9/11 for Americans is a time to reflect on the impact and consequences of the most audacious act of terror in world history. To take over four fully loaded passenger aircraft and deliberately fly them into three of the most significant buildings in the USA, the Twin Towers - perhaps the centre of global capitalism, and the Pentagon - the centre of US military power across the globe and at the same time attempt a strike on the White House, was an astonishing feat. It was planned, financed and executed by a quiet, retiring young man with a distinctive beard from Saudi Arabia. There was no warning.
I was driving up to Harare to visit my daughter and son in law and had just turned into their street when I heard the story break on my car radio. We ran into the house, turned on the TV and saw the second aircraft go into the second tower. It was a seminal moment, and from that day, one knew that the world as seen from the USA, would never be the same again.
Our own 9/11 started two years earlier when a large crowd gathered to launch a new political Party known as the Movement for Democratic Change. Our name for the new organisation had come from a single mom, Grace Kwingi and our slogan 'Chinga Maitiro' (real change) had come from an inspired peasant farmer in the Masvingo Province. The day had been conceived, planned and organised by a little known Trade Union leader, a quiet, unassuming man with a distinctive laugh and ready sense of humour from a small rural village in the south east of the country.
The crowd at the launch was quite distinctive, unlike political events organised by the invincible bastion of Zimbabwe politics, Zanu PF, there were few cars, busses or trucks. The people had walked there and the leaders were largely ordinary workers and rural peasants. A small handful of whites sat in one corner of the stadium watching events and it was totally unrecorded, few journalists bothered to come and there were no television cameras. But we were making history on that day at Rufaro Stadium in Harare.
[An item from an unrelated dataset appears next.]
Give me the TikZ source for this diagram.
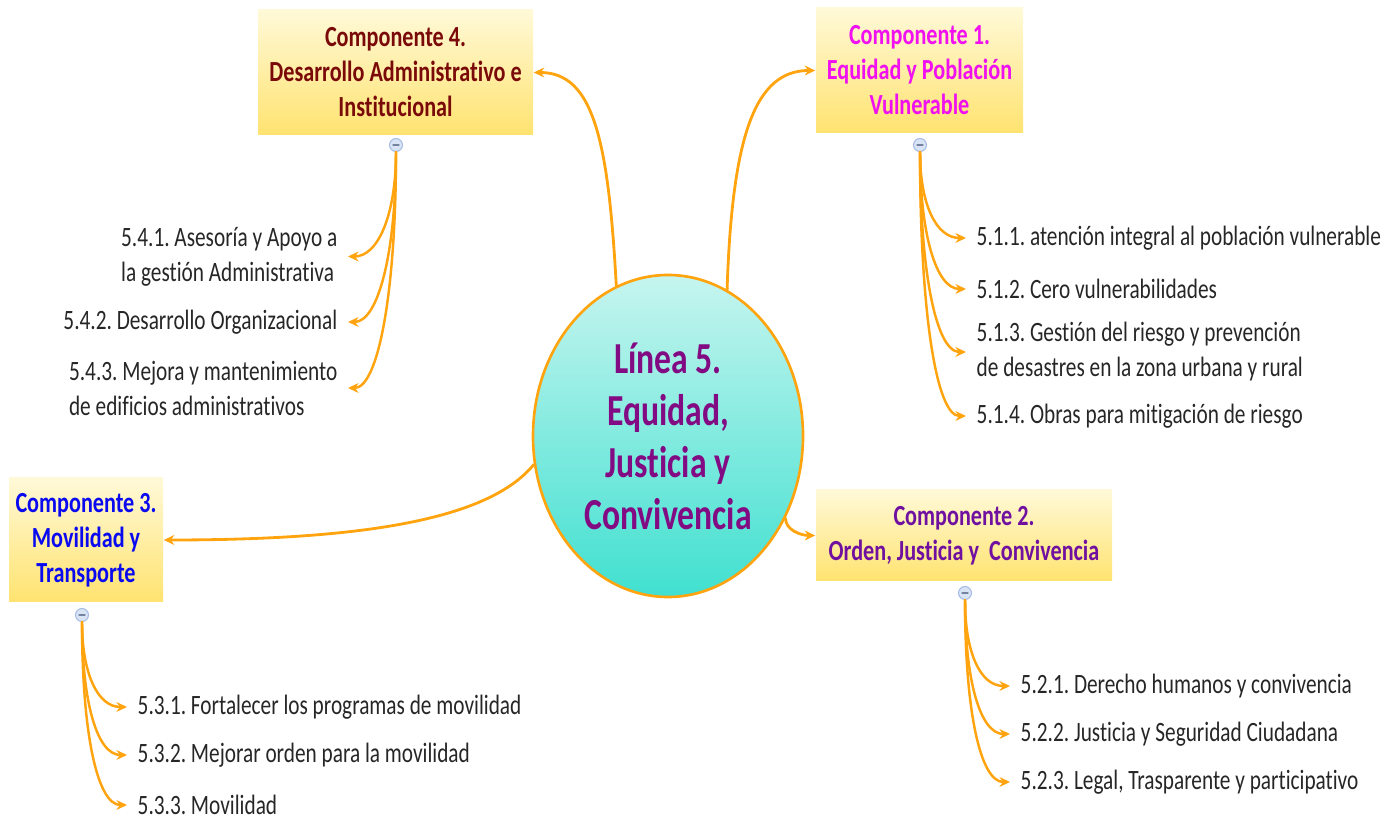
\documentclass[tikz,border=0pt]{standalone}
\usepackage{fontspec}
\setmainfont{Carlito}[FakeStretch=0.76,Ligatures=NoCommon]
\usepackage{xcolor}
\usepackage{tikz}
\usetikzlibrary{arrows.meta,shapes.geometric}
\frenchspacing
\definecolor{plOrange}{HTML}{FFA30F}
\definecolor{plInk}{HTML}{262626}
\definecolor{plBoxTop}{HTML}{FFF9D8}
\definecolor{plBoxBottom}{HTML}{FFE370}
\definecolor{plHubTop}{HTML}{C6F5EF}
\definecolor{plHubBottom}{HTML}{40E0D0}
\definecolor{plDarkRed}{HTML}{7A0A0A}
\definecolor{plMagenta}{HTML}{F010F0}
\definecolor{plBlue}{HTML}{0A0AF0}
\definecolor{plPurple}{HTML}{7010A0}
\definecolor{plHubText}{HTML}{820A82}
\definecolor{plButton}{HTML}{D8E4F6}
\definecolor{plButtonLine}{HTML}{A6BCE2}
\tikzset{
  pl diagram/.style={line cap=round, line join=round},
  pl hub/.style={ellipse, draw=plOrange, line width=0.75pt,
    top color=plHubTop, bottom color=plHubBottom,
    minimum width=2.7cm, minimum height=3.22cm, inner sep=0pt,
    align=center, text=plHubText, font=\fontsize{12.6}{14.8}\selectfont\bfseries},
  pl box/.style={rectangle, top color=plBoxTop, bottom color=plBoxBottom,
    inner sep=0pt, align=center, font=\fontsize{8.3}{9.96}\selectfont\bfseries},
  pl button/.style={circle, draw=plButtonLine, fill=plButton, line width=0.3pt,
    minimum size=0.13cm, inner sep=0pt,
    path picture={\draw[plButtonLine!70!black, line width=0.3pt]
      ([xshift=-0.03cm]path picture bounding box.center) --
      ([xshift=0.03cm]path picture bounding box.center);}},
  pl item/.style={align=left, text=plInk, inner xsep=0.1cm, inner ysep=0pt,
    font=\fontsize{7.97}{9.96}\selectfont},
  pl arrow/.style={-{Stealth[length=3pt,width=2.8pt]}, draw=plOrange, line width=0.8pt},
  pl branch/.style={pl arrow, line width=0.7pt}
}
\begin{document}
\begin{tikzpicture}[pl diagram]
\useasboundingbox (0,0) rectangle (14,-8.18);
\node[pl hub] (line5) at (6.68,-4.36) {Línea 5.\\Equidad,\\Justicia y\\Convivencia};
\node[pl box,text=plDarkRed,minimum width=2.75cm,minimum height=1.25cm] (comp4) at (3.955,-0.725) {Componente 4.\\Desarrollo Administrativo e\\Institucional};
\node[pl box,text=plMagenta,minimum width=2.07cm,minimum height=1.25cm] (comp1) at (9.195,-0.705) {Componente 1.\\Equidad y Población\\Vulnerable};
\node[pl box,text=plBlue,minimum width=1.54cm,minimum height=1.24cm] (comp3) at (0.86,-5.40) {Componente 3.\\Movilidad y\\Transporte};
\node[pl box,text=plPurple,minimum width=2.96cm,minimum height=0.91cm] (comp2) at (9.64,-5.355) {Componente 2.\\Orden, Justicia y\ \ Convivencia};
\node[pl button] (btn4) at (3.96,-1.45) {};
\node[pl button] (btn1) at (9.20,-1.45) {};
\node[pl button] (btn3) at (0.82,-6.15) {};
\node[pl button] (btn2) at (9.65,-5.93) {};
\node[pl item,anchor=east] (item41) at (3.48,-2.565) {5.4.1. Asesoría y Apoyo a\\la gestión Administrativa};
\node[pl item,anchor=east] (item42) at (3.48,-3.22) {5.4.2. Desarrollo Organizacional};
\node[pl item,anchor=east] (item43) at (3.48,-3.88) {5.4.3. Mejora y mantenimiento\\de edificios administrativos};
\node[pl item,anchor=west] (item11) at (9.66,-2.38) {5.1.1. atención integral al población vulnerable};
\node[pl item,anchor=west] (item12) at (9.66,-2.89) {5.1.2. Cero vulnerabilidades};
\node[pl item,anchor=west] (item13) at (9.66,-3.52) {5.1.3. Gestión del riesgo y prevención\\de desastres en la zona urbana y rural};
\node[pl item,anchor=west] (item14) at (9.66,-4.16) {5.1.4. Obras para mitigación de riesgo};
\node[pl item,anchor=west] (item21) at (10.10,-6.86) {5.2.1. Derecho humanos y convivencia};
\node[pl item,anchor=west] (item22) at (10.10,-7.34) {5.2.2. Justicia y Seguridad Ciudadana};
\node[pl item,anchor=west] (item23) at (10.10,-7.82) {5.2.3. Legal, Trasparente y participativo};
\node[pl item,anchor=west] (item31) at (1.27,-7.07) {5.3.1. Fortalecer los programas de movilidad};
\node[pl item,anchor=west] (item32) at (1.27,-7.55) {5.3.2. Mejorar orden para la movilidad};
\node[pl item,anchor=west] (item33) at (1.27,-8.05) {5.3.3. Movilidad};
\draw[pl arrow] (line5.109) .. controls +(-0.08,1.45) and +(0.6,0) .. (comp4.east);
\draw[pl arrow] (line5.68) .. controls +(0.05,1.55) and +(-0.6,0) .. (comp1.west);
\draw[pl arrow] (line5.192) .. controls +(-0.45,-0.55) and +(2.0,0) .. (comp3.east);
\draw[pl arrow] (line5.-35) .. controls +(0,-0.12) and +(-0.14,0) .. (comp2.west);
\draw[pl branch] (btn4.south) .. controls +(0,-0.63) and +(0.3,0) .. (item41.east);
\draw[pl branch] (btn4.south) .. controls +(0,-1.02) and +(0.3,0) .. (item42.east);
\draw[pl branch] (btn4.south) .. controls +(0,-1.42) and +(0.3,0) .. (item43.east);
\draw[pl branch] (btn1.south) .. controls +(0,-0.52) and +(-0.3,0) .. (item11.west);
\draw[pl branch] (btn1.south) .. controls +(0,-0.82) and +(-0.3,0) .. (item12.west);
\draw[pl branch] (btn1.south) .. controls +(0,-1.2) and +(-0.3,0) .. (item13.west);
\draw[pl branch] (btn1.south) .. controls +(0,-1.58) and +(-0.3,0) .. (item14.west);
\draw[pl branch] (btn2.south) .. controls +(0,-0.52) and +(-0.3,0) .. (item21.west);
\draw[pl branch] (btn2.south) .. controls +(0,-0.8) and +(-0.3,0) .. (item22.west);
\draw[pl branch] (btn2.south) .. controls +(0,-1.1) and +(-0.3,0) .. (item23.west);
\draw[pl branch] (btn3.south) .. controls +(0,-0.5) and +(-0.3,0) .. (item31.west);
\draw[pl branch] (btn3.south) .. controls +(0,-0.8) and +(-0.3,0) .. (item32.west);
\draw[pl branch] (btn3.south) .. controls +(0,-1.1) and +(-0.3,0) .. (item33.west);
\end{tikzpicture}
\end{document}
Zanu PF mocked the event. They had seen it all before, the Centre Party, the Forum Party, ZUM; all had started with a spurt and then simply disintegrated. As Mugabe said the following year when questioned by a BBC reporter, 'What can a railway engine driver (Gibson Sibanda) and a worker from a textile mill with no education (Morgan Tsvangirai) do?' Asked by the same reporter to comment at a later Press Conference, Tsvangirai responded 'Well at least train drivers keep their trains on the tracks.' Laughter was to characterise our walk on the road to overcoming our own tyranny.
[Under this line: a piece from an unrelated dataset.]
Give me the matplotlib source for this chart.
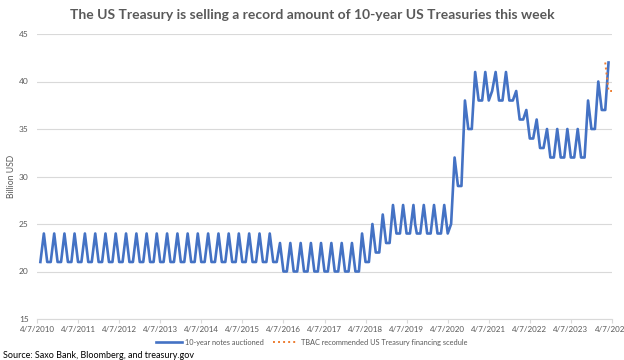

Mugabe no longer mocks the MDC or that 'uneducated peasant'. Zanu PF has come to appreciate that this was no flash in the pan; this was their worst nightmare, a genuine, grass roots democratic movement that would simply not give up until it had achieved its goals. That launch was on the 11th of September1999, twelve years ago today. It was our 9/11 and just like the American incident, Zimbabweans will remember that day as one that marked a real milestone in our own national history.